**** Data segment
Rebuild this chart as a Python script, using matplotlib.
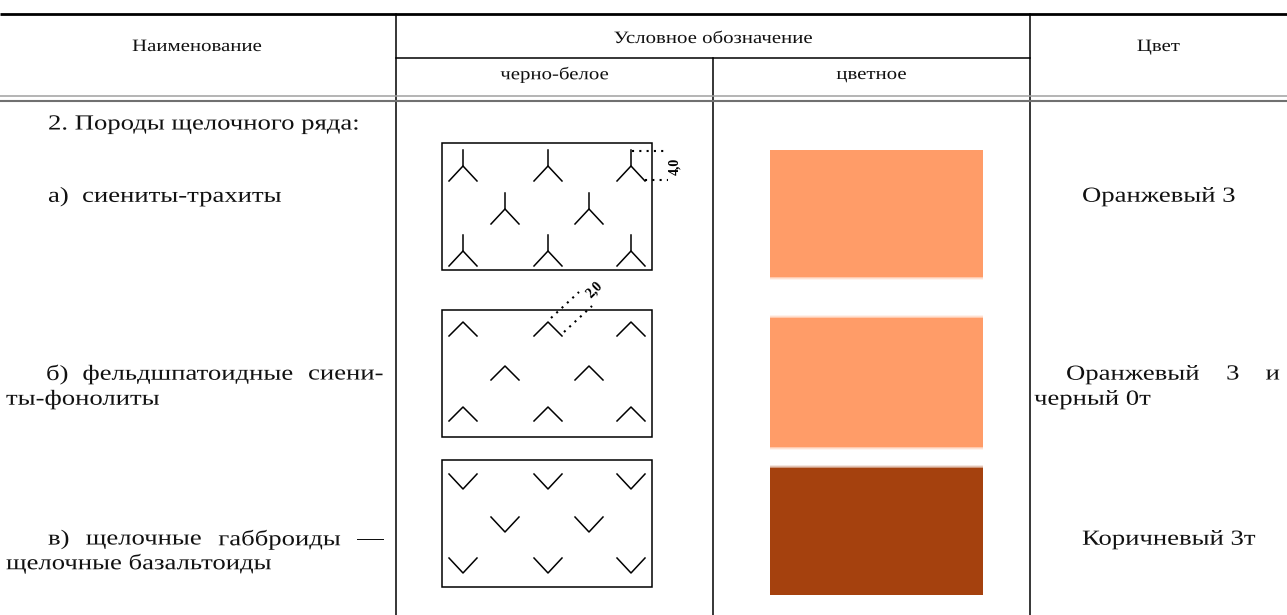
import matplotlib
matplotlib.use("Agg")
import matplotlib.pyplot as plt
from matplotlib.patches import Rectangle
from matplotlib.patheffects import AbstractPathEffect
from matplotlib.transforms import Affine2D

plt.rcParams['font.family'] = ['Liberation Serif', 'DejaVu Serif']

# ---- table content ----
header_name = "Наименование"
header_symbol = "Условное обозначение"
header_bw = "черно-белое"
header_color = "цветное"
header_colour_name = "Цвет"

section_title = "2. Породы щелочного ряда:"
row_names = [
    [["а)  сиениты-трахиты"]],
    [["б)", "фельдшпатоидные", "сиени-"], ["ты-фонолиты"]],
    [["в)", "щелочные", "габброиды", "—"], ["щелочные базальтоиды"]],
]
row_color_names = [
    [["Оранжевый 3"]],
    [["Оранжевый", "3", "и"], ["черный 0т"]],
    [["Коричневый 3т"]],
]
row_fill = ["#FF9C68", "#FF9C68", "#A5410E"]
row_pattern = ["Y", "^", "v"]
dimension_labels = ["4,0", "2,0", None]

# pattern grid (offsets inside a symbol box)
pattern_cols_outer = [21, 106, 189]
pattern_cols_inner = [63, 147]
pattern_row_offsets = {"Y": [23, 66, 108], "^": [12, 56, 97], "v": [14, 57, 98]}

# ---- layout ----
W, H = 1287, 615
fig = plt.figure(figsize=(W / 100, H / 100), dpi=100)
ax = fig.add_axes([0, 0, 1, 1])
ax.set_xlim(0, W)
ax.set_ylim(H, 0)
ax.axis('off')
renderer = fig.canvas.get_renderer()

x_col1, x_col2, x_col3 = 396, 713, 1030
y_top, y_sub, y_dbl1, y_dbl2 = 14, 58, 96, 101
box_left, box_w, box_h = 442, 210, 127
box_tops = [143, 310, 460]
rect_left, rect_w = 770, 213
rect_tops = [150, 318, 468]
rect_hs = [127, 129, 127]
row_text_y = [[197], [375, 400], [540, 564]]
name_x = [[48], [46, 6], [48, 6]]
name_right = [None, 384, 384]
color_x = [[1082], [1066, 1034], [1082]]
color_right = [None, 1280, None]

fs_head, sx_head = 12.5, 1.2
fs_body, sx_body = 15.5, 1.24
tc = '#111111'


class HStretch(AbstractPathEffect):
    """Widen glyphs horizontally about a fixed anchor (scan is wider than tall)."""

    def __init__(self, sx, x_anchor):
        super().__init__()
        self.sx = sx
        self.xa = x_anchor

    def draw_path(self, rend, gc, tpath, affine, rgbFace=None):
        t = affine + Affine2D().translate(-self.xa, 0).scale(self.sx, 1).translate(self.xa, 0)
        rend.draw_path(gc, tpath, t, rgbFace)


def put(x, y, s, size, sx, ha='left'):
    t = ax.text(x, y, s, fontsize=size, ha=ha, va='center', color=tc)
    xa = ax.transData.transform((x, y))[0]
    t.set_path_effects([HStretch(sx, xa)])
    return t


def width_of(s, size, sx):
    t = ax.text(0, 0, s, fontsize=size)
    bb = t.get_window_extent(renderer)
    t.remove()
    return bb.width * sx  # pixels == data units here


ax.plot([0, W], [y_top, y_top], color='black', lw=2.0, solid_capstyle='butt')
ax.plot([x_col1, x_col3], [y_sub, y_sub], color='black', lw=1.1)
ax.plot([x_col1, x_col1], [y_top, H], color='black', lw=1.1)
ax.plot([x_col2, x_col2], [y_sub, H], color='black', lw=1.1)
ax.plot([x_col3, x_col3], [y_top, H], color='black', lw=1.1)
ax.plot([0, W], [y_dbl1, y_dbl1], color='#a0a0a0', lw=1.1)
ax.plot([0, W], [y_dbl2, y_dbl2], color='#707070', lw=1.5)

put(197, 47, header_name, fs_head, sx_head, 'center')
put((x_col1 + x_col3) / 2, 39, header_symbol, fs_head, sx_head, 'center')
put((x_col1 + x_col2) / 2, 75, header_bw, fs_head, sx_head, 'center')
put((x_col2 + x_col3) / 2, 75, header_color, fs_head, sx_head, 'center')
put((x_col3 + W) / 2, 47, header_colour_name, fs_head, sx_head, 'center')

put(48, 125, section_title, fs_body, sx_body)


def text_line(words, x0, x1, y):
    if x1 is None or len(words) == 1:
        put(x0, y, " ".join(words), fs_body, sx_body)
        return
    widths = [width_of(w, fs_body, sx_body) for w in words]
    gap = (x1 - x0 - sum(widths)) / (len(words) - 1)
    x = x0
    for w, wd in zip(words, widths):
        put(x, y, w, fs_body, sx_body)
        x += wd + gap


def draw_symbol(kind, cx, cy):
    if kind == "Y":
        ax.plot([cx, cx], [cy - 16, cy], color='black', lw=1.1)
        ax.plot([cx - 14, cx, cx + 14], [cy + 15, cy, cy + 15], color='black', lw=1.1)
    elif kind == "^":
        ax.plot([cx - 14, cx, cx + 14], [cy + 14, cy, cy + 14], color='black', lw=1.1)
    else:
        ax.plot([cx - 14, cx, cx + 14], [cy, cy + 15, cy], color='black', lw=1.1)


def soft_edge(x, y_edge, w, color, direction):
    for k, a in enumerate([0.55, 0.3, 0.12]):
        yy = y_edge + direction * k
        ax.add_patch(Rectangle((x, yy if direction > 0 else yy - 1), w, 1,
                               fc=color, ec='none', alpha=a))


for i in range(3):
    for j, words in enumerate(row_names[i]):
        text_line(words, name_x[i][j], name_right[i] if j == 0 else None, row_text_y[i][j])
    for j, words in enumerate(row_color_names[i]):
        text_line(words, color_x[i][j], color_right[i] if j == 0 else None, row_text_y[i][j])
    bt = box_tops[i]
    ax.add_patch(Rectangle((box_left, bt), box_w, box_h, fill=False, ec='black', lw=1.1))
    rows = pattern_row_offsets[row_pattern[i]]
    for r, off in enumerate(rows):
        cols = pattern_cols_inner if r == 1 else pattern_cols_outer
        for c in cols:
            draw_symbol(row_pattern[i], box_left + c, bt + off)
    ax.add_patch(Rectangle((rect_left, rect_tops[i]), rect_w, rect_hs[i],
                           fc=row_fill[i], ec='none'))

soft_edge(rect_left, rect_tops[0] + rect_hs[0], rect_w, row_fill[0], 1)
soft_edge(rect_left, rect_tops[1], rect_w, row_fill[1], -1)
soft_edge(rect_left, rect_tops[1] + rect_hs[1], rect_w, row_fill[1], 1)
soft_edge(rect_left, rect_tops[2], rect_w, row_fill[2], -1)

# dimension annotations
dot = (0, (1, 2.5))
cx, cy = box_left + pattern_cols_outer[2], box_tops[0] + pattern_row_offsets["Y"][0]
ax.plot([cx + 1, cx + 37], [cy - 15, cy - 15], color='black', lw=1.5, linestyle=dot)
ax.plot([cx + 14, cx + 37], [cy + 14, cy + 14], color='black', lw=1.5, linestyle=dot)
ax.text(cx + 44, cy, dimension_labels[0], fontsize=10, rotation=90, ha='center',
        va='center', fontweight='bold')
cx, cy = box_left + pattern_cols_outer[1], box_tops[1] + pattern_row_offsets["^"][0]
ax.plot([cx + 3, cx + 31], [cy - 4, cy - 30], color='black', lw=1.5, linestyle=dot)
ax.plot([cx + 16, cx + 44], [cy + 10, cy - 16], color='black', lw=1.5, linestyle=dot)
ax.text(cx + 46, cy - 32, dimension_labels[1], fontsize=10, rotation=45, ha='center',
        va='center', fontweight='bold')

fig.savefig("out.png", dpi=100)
********
Task statement: Copy nothing but the lines from the top of the material through the line holding "from matplotlib.transforms import Affine2D", exactly as written; omit pictures.

Finished task:
Rebuild this chart as a Python script, using matplotlib.
import matplotlib
matplotlib.use("Agg")
import matplotlib.pyplot as plt
from matplotlib.patches import Rectangle
from matplotlib.patheffects import AbstractPathEffect
from matplotlib.transforms import Affine2D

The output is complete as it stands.